The website deploys several RMarkdown files, with complex data analysis and visualization components, including a Shiny app The website is hosted through a free Netlify domain.
LIDE has produced other websites using R and blogdown, where I’ve also collaborated, including its main website, and a project website for New Dimensions.
Projects in Spanish
These projects are short articles with significant data analysis and/or visualization components that I have written in Spanish. They are either published in El Quantificador, a blog on social issues created by the Ecuadorian Research Development Lab, an Ecuadorian research nonprofit or in my personal blog. I have listed the links to the direct text in Spanish and to the GitHub repository where the code is hosted. I plan to work on AI-assisted translations of these articles in the future.

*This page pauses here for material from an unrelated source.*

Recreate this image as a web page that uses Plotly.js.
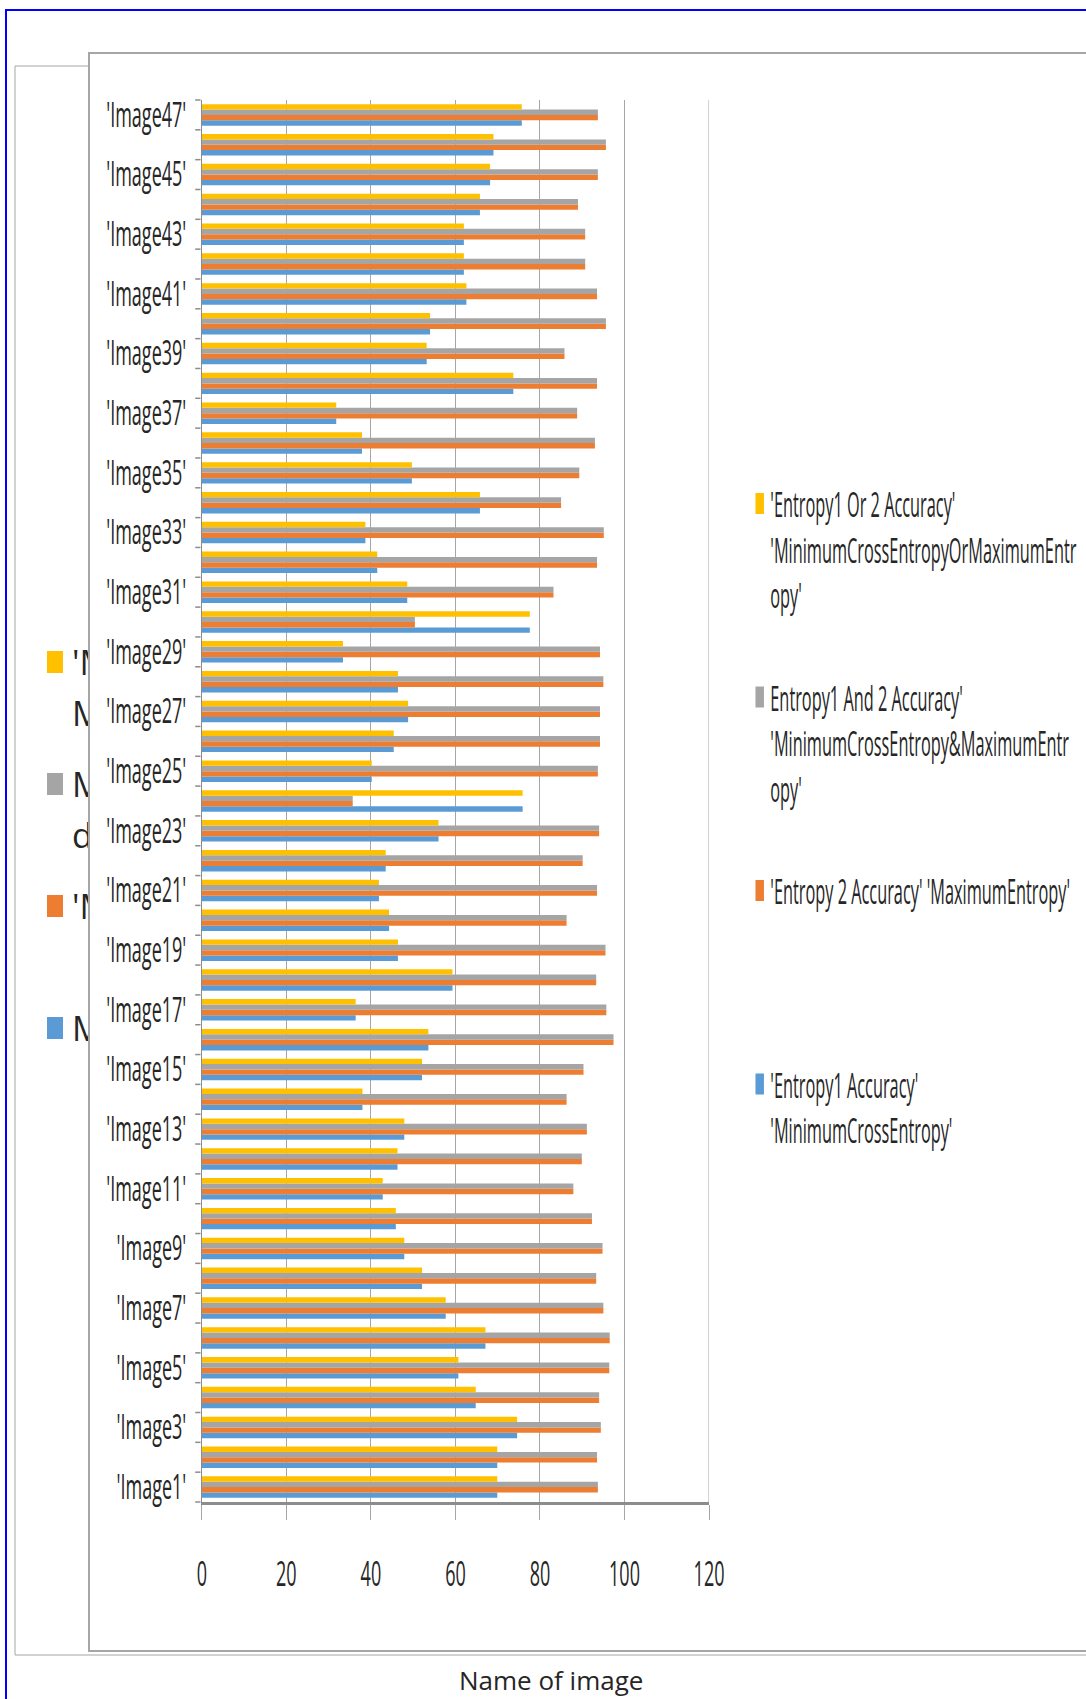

The throne in Ponceano: Liga de Quito’s statistics in R
In late 2023, the best football club in Ecuador, Liga Deportiva Universitaria, was able to pass to the Copa Sudamericana final stage after more than a decade of no international titles. I analyzed the team’s statistics in R to understand how the team has been performing in the last few years, using R to access football statistics providers like Transfermarkt or FBref.
Original title in Spanish: El trono en Ponceano: Liga de Quito en cifras con R.
A quantitative perspective on the Ecuadorian protests
The original version of Section 6, written originally in Spanish for El Quantificador and reposted in Spanish and English in my personal blog.
Original title in Spanish: Una perspectiva cuantitativa sobre las protestas en Ecuador. ISSN 2953-6456.